Voila ce que Mme Mignon devrait comprendre avant de porter des jugements péremptoires et binaires sur un phénomène aussi grave mais également aussi ambigu que les sectes à propos duquel j'ai en son temps dénoncé pour ma part les grosses ficelles du xième rapport pondu en 1995.
Je ne fais donc aucun procès d'intention à Mme Mignon. Je crains simplement que par une réaction de rejet elle entraîne dans sa chute le principe essentiel de liberté religieuse qui s'énonce si simplement dans les deux premiers artciles définissant les bases de la loi 1905.
"Article 1er La République assure la liberté de conscience. Elle garantit le libre exercice des cultes sous les seules restrictions édictées ci-après dans l'intérêt de l'ordre public.
Article 2 La République ne reconnaît, ne salarie ni ne subventionne aucun culte."
De ces principes les gouvernements radicaux-socialistes ont détourné le sens dès le départ.
On gagnerait au contraire à y revenir dans leur clarté.
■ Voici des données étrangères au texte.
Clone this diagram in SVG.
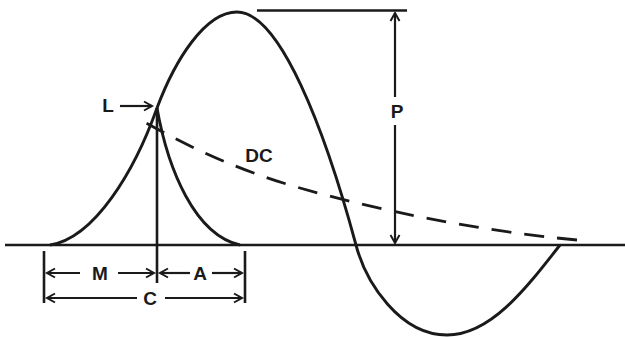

Et rien n'interdit parallèlement, ou plus exactement tout commande, de réfléchir et d'agir face aux délits organisés, l'association de malfaiteurs appartenant d'ores et déjà à notre Code pénal. Les lois existent : le premier devoir des gouvernants comme celui des magistrats, consisterait particulièrement dans ce domaine, à les appliquer.